De esto sabemos mucho por aquí. Por avaricia cogimos la Velada de los Ángeles a finales de los ochenta y le echamos casetas, y atracciones y tómbolas, y aromas cofrades, y noches flamencas, y ruido, y cutrerío -¡uy, perdón, no quise ser derrotista!- y cuando ya no supimos qué más echarle, aquello pegó un reventón que justificamos alegremente con un «ya no interesa». Por avaricia, convertimos las “tradicionales” barbacoas del Carranza en lo que usted y yo sabemos, record guiness en la mayor mamarrachada jamás vista, con mudanzas programadas a la playa, con lotes de pitracos en todos los supermercados, con piquetes altamente agresivos parcelando la arena… y más madera. A mí, que soy una malaje oficial, siempre me dio mucha vergüenza que la megafonía anunciara en varios idiomas «está prohibido traer muebles a la paya», pero al parecer, a los avariciosos de turno les hacía tanta gracia, que alimentaron a la bestia hasta que la bestia fue lo suficientemente mayorcita como para tragarse a todos sus cuidadores de un solo bocado. Y así, fue como pasamos del «pedazo de barbacoa del Carranza», a lo que tendremos este año, y –afortunadamente- por última vez. Y del mercado andalusí –que ni está ni se le espera-, o lo que demonios fuera esa muestra de jabones, caramelos y demás objetos no identificables entre el gentío, no le hablo, para no darle más argumentos esta semana de los que habitualmente le doy.

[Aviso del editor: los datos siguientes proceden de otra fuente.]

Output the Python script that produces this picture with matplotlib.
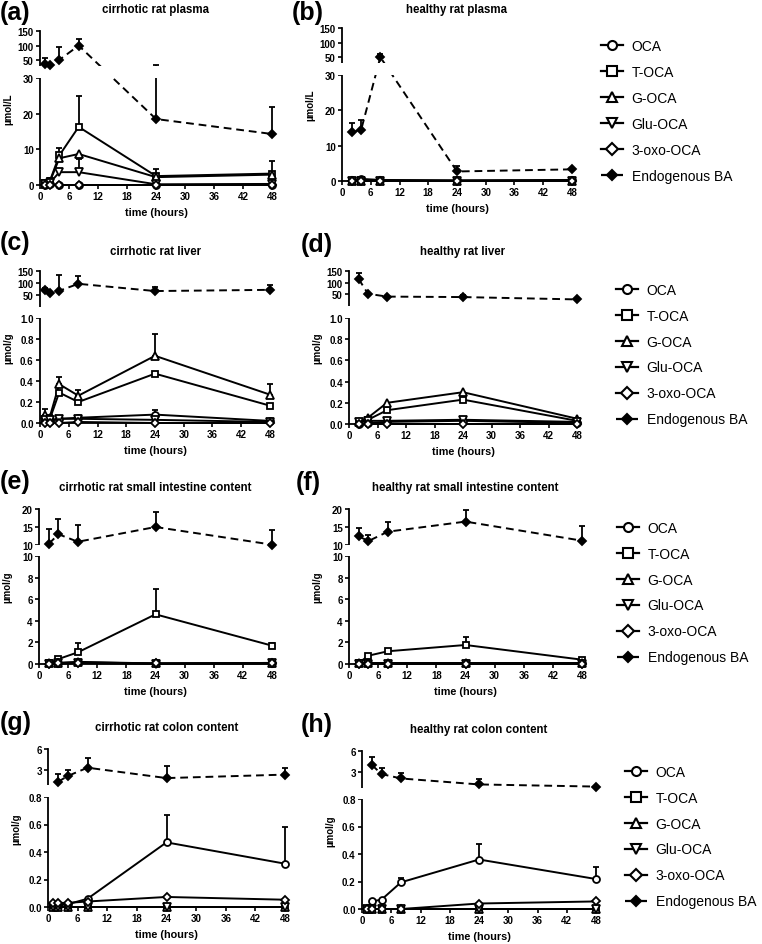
import numpy as np
import matplotlib
matplotlib.use("Agg")
import matplotlib.pyplot as plt
from matplotlib.lines import Line2D
from matplotlib.patches import Rectangle

plt.rcParams['font.family'] = ['Liberation Sans', 'DejaVu Sans']
plt.rcParams['font.weight'] = 'bold'

nan = np.nan

names = ['OCA', 'T-OCA', 'G-OCA', 'Glu-OCA', '3-oxo-OCA', 'Endogenous BA']
hours = [0, 6, 12, 18, 24, 30, 36, 42, 48]

# sampling times (hours)
t_cirr = [1, 2, 4, 8, 24, 48]
t_heal = [2, 4, 8, 24, 48]

# (a) cirrhotic rat plasma, µmol/L
a_oca = [0.1, 0.2, 0.0, 0.0, 0.0, 0.1]
a_toca = [0.5, 1.0, 8.3, 16.3, 2.5, 3.2]
a_goca = [0.3, 0.8, 7.5, 8.7, 2.2, 2.9]
a_glu = [0.2, 0.5, 3.6, 3.6, 0.2, 0.3]
a_oxo = [0.0, 0.1, 0.0, 0.0, 0.0, 0.0]
a_endo = [36, 33, 51, 100, 18.5, 14.3]
a_toca_err = [0.7, 1.0, 2.2, 8.7, 2.0, 3.5]
a_goca_err = [0, 0.8, 1.5, 0, 0, 0]
a_glu_err = [0, 0, 0, 3.8, 0, 0]
a_endo_err = [22, 0, 43, 23, 15.5, 7.7]

# (b) healthy rat plasma, µmol/L
b_oca = [0.2, 0.6, 0.3, 0.2, 0.3]
b_toca = [0.1, 0.2, 0.1, 0.1, 0.1]
b_goca = [0.1, 0.1, 0.1, 0.1, 0.1]
b_glu = [0.1, 0.1, 0.1, 0.0, 0.1]
b_oxo = [0.0, 0.1, 0.0, 0.0, 0.0]
b_endo = [13.8, 14.5, 50, 2.7, 3.3]
b_endo_err = [2.5, 2.8, 12, 1.6, 0]

# (c) cirrhotic rat liver, µmol/g
c_oca = [0.02, 0.02, 0.04, 0.05, 0.08, 0.02]
c_toca = [0.04, 0.03, 0.29, 0.20, 0.47, 0.165]
c_goca = [0.08, 0.05, 0.37, 0.26, 0.64, 0.27]
c_glu = [0.03, 0.03, 0.04, 0.04, 0.03, 0.01]
c_oxo = [0.0, 0.0, 0.0, 0.01, 0.0, 0.0]
c_endo = [72, 60, 68, 97, 67, 72]
c_oca_err = [0.01, 0, 0, 0, 0.04, 0]
c_toca_err = [0.03, 0, 0, 0, 0, 0]
c_goca_err = [0.05, 0.03, 0.07, 0.05, 0.21, 0.10]
c_endo_err = [8, 0, 64, 32, 16, 21]

# (d) healthy rat liver, µmol/g
d_oca = [0.0, 0.01, 0.02, 0.03, 0.01]
d_toca = [0.02, 0.04, 0.13, 0.23, 0.03]
d_goca = [0.02, 0.06, 0.20, 0.30, 0.05]
d_glu = [0.02, 0.03, 0.03, 0.04, 0.02]
d_oxo = [0.0, 0.0, 0.0, 0.0, 0.0]
d_endo = [117, 53, 41, 39, 29]
d_endo_err = [26, 0, 0, 10, 0]

# (e) cirrhotic rat small intestine content, µmol/g
e_oca = [0.05, 0.1, 0.2, 0.05, 0.1]
e_toca = [0.05, 0.46, 1.08, 4.6, 1.7]
e_goca = [0.05, 0.1, 0.15, 0.05, 0.05]
e_glu = [0.02, 0.05, 0.1, 0.02, 0.05]
e_oxo = [0.02, 0.05, 0.1, 0.05, 0.1]
e_endo = [10.3, 13.0, 10.9, 15.0, 10.1]
e_toca_err = [0, 0, 0.85, 2.3, 0.2]
e_endo_err = [4.1, 4.3, 4.7, 4.1, 4.2]

# (f) healthy rat small intestine content, µmol/g
f_oca = [0.05, 0.05, 0.05, 0.05, 0.05]
f_toca = [0.1, 0.77, 1.18, 1.76, 0.4]
f_goca = [0.05, 0.05, 0.05, 0.05, 0.05]
f_glu = [0.02, 0.02, 0.02, 0.02, 0.02]
f_oxo = [0.0, 0.0, 0.0, 0.0, 0.0]
f_endo = [12.4, 11.1, 13.7, 16.5, 11.2]
f_toca_err = [0, 0, 0, 0.74, 0]
f_endo_err = [2.4, 1.8, 2.6, 3.2, 4.0]

# (g) cirrhotic rat colon content, µmol/g
g_oca = [0.01, 0.01, 0.02, 0.06, 0.47, 0.315]
g_toca = [0.0, 0.0, 0.0, 0.0, 0.0, 0.0]
g_goca = [0.0, 0.0, 0.0, 0.0, 0.0, 0.0]
g_glu = [0.0, 0.0, 0.0, 0.0, 0.0, 0.0]
g_oxo = [0.03, 0.03, 0.03, 0.04, 0.073, 0.053]
g_endo = [nan, 1.24, 2.1, 3.3, 1.8, 2.3]
g_oca_err = [0, 0, 0, 0, 0.20, 0.265]
g_endo_err = [0, 1.2, 0.9, 1.4, 1.7, 1.0]

# (h) healthy rat colon content, µmol/g
h_oca = [0.0, 0.055, 0.068, 0.194, 0.36, 0.218]
h_toca = [0.0, 0.0, 0.0, 0.0, 0.0, 0.0]
h_goca = [0.0, 0.0, 0.0, 0.0, 0.0, 0.0]
h_glu = [0.0, 0.0, 0.0, 0.0, 0.0, 0.0]
h_oxo = [0.0, 0.0, 0.0, 0.0, 0.04, 0.055]
h_endo = [nan, 4.05, 2.76, 2.14, 1.3, 1.0]
h_oca_err = [0, 0, 0, 0.03, 0.11, 0.087]
h_endo_err = [0, 1.15, 0.84, 0.72, 0.7, 0]

# marker styles for the six series
styles = [
    dict(marker='o', ms=5, mfc='white', ls='-'),
    dict(marker='s', ms=5, mfc='white', ls='-'),
    dict(marker='^', ms=5.5, mfc='white', ls='-'),
    dict(marker='v', ms=5.5, mfc='white', ls='-'),
    dict(marker='D', ms=4.3, mfc='white', ls='-'),
    dict(marker='D', ms=4, mfc='black', ls=(0, (4, 2.5))),
]

W, H = 762, 945
fig = plt.figure(figsize=(W / 100, H / 100), dpi=100)


def fig_rect(l, r, t, b):
    return [l / W, 1 - b / H, (r - l) / W, (b - t) / H]


# geometry in pixels: x0, x48, top-seg top, top-seg bottom, bottom-seg top, zero
panels = [
    dict(tag='(a)', title='cirrhotic rat plasma', unit='µmol/L', t=t_cirr,
         vals=[a_oca, a_toca, a_goca, a_glu, a_oxo, a_endo],
         errs=[None, a_toca_err, a_goca_err, a_glu_err, None, a_endo_err],
         geom=(40, 272, 32, 67, 79, 186), brk=30, hi=150, top_ticks=[50, 100, 150],
         bot_ticks=[0, 10, 20, 30], fmt='%d', tag_xy=(0, 13), title_y=10),
    dict(tag='(b)', title='healthy rat plasma', unit='µmol/L', t=t_heal,
         vals=[b_oca, b_toca, b_goca, b_glu, b_oxo, b_endo],
         errs=[None, None, None, None, None, b_endo_err],
         geom=(342, 572, 29, 64, 76, 182), brk=30, hi=150, top_ticks=[50, 100, 150],
         bot_ticks=[0, 10, 20, 30], fmt='%d', tag_xy=(292, 13), title_y=10),
    dict(tag='(c)', title='cirrhotic rat liver', unit='µmol/g', t=t_cirr,
         vals=[c_oca, c_toca, c_goca, c_glu, c_oxo, c_endo],
         errs=[c_oca_err, c_toca_err, c_goca_err, None, None, c_endo_err],
         geom=(40, 270, 272, 308, 319, 424), brk=1.0, hi=150, top_ticks=[50, 100, 150],
         bot_ticks=[0, 0.2, 0.4, 0.6, 0.8, 1.0], fmt='%.1f', tag_xy=(0, 243), title_y=252),
    dict(tag='(d)', title='healthy rat liver', unit='µmol/g', t=t_heal,
         vals=[d_oca, d_toca, d_goca, d_glu, d_oxo, d_endo],
         errs=[None, None, None, None, None, d_endo_err],
         geom=(349, 577, 272, 307, 319, 425), brk=1.0, hi=150, top_ticks=[50, 100, 150],
         bot_ticks=[0, 0.2, 0.4, 0.6, 0.8, 1.0], fmt='%.1f', tag_xy=(301, 245), title_y=252),
    dict(tag='(e)', title='cirrhotic rat small intestine content', unit='µmol/g', t=t_heal,
         vals=[e_oca, e_toca, e_goca, e_glu, e_oxo, e_endo],
         errs=[None, e_toca_err, None, None, None, e_endo_err],
         geom=(39, 272, 510, 546, 557, 665), brk=10, hi=20, top_ticks=[10, 15, 20],
         bot_ticks=[0, 2, 4, 6, 8, 10], fmt='%d', tag_xy=(0, 482), title_y=488),
    dict(tag='(f)', title='healthy rat small intestine content', unit='µmol/g', t=t_heal,
         vals=[f_oca, f_toca, f_goca, f_glu, f_oxo, f_endo],
         errs=[None, f_toca_err, None, None, None, f_endo_err],
         geom=(349, 582, 510, 546, 557, 665), brk=10, hi=20, top_ticks=[10, 15, 20],
         bot_ticks=[0, 2, 4, 6, 8, 10], fmt='%d', tag_xy=(296, 483), title_y=488),
    dict(tag='(g)', title='cirrhotic rat colon content', unit='µmol/g', t=t_cirr,
         vals=[g_oca, g_toca, g_goca, g_glu, g_oxo, g_endo],
         errs=[g_oca_err, None, None, None, None, g_endo_err],
         geom=(48, 285, 750, 786, 798, 908), brk=0.8, hi=6, top_ticks=[3, 6],
         bot_ticks=[0, 0.2, 0.4, 0.6, 0.8], fmt='%.1f', tag_xy=(0, 723), title_y=728),
    dict(tag='(h)', title='healthy rat colon content', unit='µmol/g', t=t_cirr,
         vals=[h_oca, h_toca, h_goca, h_glu, h_oxo, h_endo],
         errs=[h_oca_err, None, None, None, None, h_endo_err],
         geom=(362, 596, 752, 789, 800, 910), brk=0.8, hi=6, top_ticks=[3, 6],
         bot_ticks=[0, 0.2, 0.4, 0.6, 0.8], fmt='%.1f', tag_xy=(301, 725), title_y=730),
]


def broken_scale(brk, hi, lb, gap, lt):
    # piecewise linear y scale, in pixels, with a gap between the two segments
    def fwd(y):
        y = np.asarray(y, float)
        return np.where(y <= brk, y / brk * lb, lb + gap + (y - brk) / (hi - brk) * lt)

    def inv(s):
        s = np.asarray(s, float)
        return np.where(s <= lb, s / lb * brk,
                        np.where(s < lb + gap, brk, brk + (s - lb - gap) / lt * (hi - brk)))
    return fwd, inv


for p in panels:
    x0, x48, tt, tb, bt, b0 = p['geom']
    pph = (x48 - x0) / 48
    xl, xr = -1.2, 49.2
    al, ar = x0 + xl * pph, x0 + xr * pph

    brk, hi = p['brk'], p['hi']
    lb, gap, lt = b0 - bt, bt - tb, tb - tt
    pad_px = 4
    pad = pad_px * brk / lb
    ab = b0 + pad_px

    ax = fig.add_axes(fig_rect(al, ar, tt, ab))
    ax.set_yscale('function', functions=broken_scale(brk, hi, lb, gap, lt))
    ax.set_xlim(xl, xr)
    ax.set_ylim(-pad, hi)
    ax.patch.set_alpha(0)

    for s in ['top', 'right']:
        ax.spines[s].set_visible(False)
    for s in ['left', 'bottom']:
        ax.spines[s].set_linewidth(1.3)
    ax.spines['left'].set_position(('data', 0))
    ax.spines['left'].set_bounds(0, hi)
    ax.spines['bottom'].set_position(('data', 0))
    ax.spines['bottom'].set_bounds(0, 48)
    ax.tick_params(direction='out', length=3, width=1.2, labelsize=7, pad=1.5)

    # a top tick equal to the break value sits just above the gap
    top_pos = [v if v > brk else brk * (1 + 1e-9) for v in p['top_ticks']]
    ax.set_yticks(p['bot_ticks'] + top_pos)
    ax.set_yticklabels([p['fmt'] % v for v in p['bot_ticks']] + ['%d' % v for v in p['top_ticks']])
    ax.minorticks_off()
    ax.set_xticks(hours)

    t = np.asarray(p['t'], float)
    for i, (vals, err, st) in enumerate(zip(p['vals'], p['errs'], styles)):
        y = np.asarray(vals, float)
        if err is not None:
            e = np.asarray(err, float)
            m = e > 0
            ax.errorbar(t[m], y[m], yerr=[np.zeros(m.sum()), e[m]], fmt='none',
                        ecolor='black', elinewidth=1.3, capsize=2.4, capthick=1.3,
                        zorder=2 + i * 0.1)
        ax.plot(t, y, color='black', lw=1.4, ls=st['ls'], zorder=3 + i * 0.1)
        ax.plot(t, y, ls='none', marker=st['marker'], ms=st['ms'], mfc=st['mfc'],
                mec='black', mew=1.3, zorder=12 + i * 0.1)

    # blank band for the axis break
    f1 = (ab - bt) / (ab - tt)
    f2 = (ab - tb) / (ab - tt)
    sx = -xl / (xr - xl)
    ax.add_patch(Rectangle((sx - 0.02, f1), 1.1, f2 - f1, transform=ax.transAxes,
                           facecolor='white', edgecolor='none', zorder=10, clip_on=False))

    xc = (x0 + x48) / 2
    fig.text(xc / W, 1 - p['title_y'] / H, p['title'], ha='center', va='center', fontsize=8.3)
    fig.text(xc / W, 1 - (b0 + 27) / H, 'time (hours)', ha='center', va='center', fontsize=7.8)
    fig.text((x0 - 32) / W, 1 - ((tt + b0) / 2) / H, p['unit'], ha='center', va='center',
             rotation=90, fontsize=7)
    tx, ty = p['tag_xy']
    fig.text(tx / W, 1 - ty / H, p['tag'], ha='left', va='center', fontsize=18)

# one legend per row
handles = [Line2D([], [], color='black', lw=1.6, mec='black', mew=1.5,
                  marker=st['marker'], ms=st['ms'] + 1.5, mfc=st['mfc'], ls=st['ls'])
           for st in styles]
for hx, yc in [(601, 112), (616, 355.5), (617, 593.5), (625, 837.5)]:
    fig.legend(handles, names, loc='center left', bbox_to_anchor=(hx / W, 1 - yc / H),
               frameon=False, prop={'size': 10, 'weight': 'normal'}, handlelength=1.6,
               handletextpad=0.6, labelspacing=0.86, borderpad=0, borderaxespad=0)

fig.savefig('out.png', dpi=100)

En fin. Avariciosos empedernidos, que no nos conformamos con lo que tenemos sino que queremos siempre más. «Horror Vacui» lo llamaban los clásicos, miedo al vacío. No basta con tener una cosa, y cuidarla, y criarla saludablemente, no. Hay que tener todo y tenerlo ya, porque en esto no es la antigüedad el grado, sino la inmediatez de hacerlo todo a la vez. Como la yincana de ayer.

Una yincana –por mucho que le duela la vista, es esta la única grafía admitida por la RAE- es un conjunto de pruebas de destreza o ingenio que se realiza por equipos a lo largo de un recorrido, normalmente al aire libre y con una finalidad lúdica, que se acompaña muchas veces de buenas intenciones benéficas. El objetivo último es completar un circuito en el menor tiempo posible superando complejas pruebas y memorizando unos imposibles recorridos llenos de vueltas y obstáculos. Aquí la llamamos gymkhana, seguro que porque tiene más letras –la avaricia- y organizamos muchas a lo largo del verano, poniendo así a prueba a la hostelería gaditana –que siempre llega tarde y termina llorando-, a los vecinos del casco antiguo y a los servicios de limpieza.

Verá. Si entre los meses de julio y agosto –que son los fuertes del verano- suman nueve fines de semana, ¿qué necesidad hay de concentrar todos los actos en los mismos días, si no es la de acumular por acumular? O la de ofrecer estampas como la impagable imagen de la mudanza de Borriquita por San Juan de Dios a los sones del Off No sin Música, que todo puede ser. Porque anoche, entre el concierto de Canteca de Macao en la Catedral, el Carnaval de Verano en los alrededores y la extraordinaria salida de Vera-Cruz –treinta autobuses vinieron para acompañarlo-, uno estaba en la gran Gymkhana.

Tanto es así que ganas daban de decirle al paso de misterio lo mismo que la Banda de Cornetas y Tambores Amigos de las Lágrimas, la Crú y el Calvario de Cádi –impagable el Showmancero de David Medina y Andrés Ramírez-, «otra vé, otra procesión».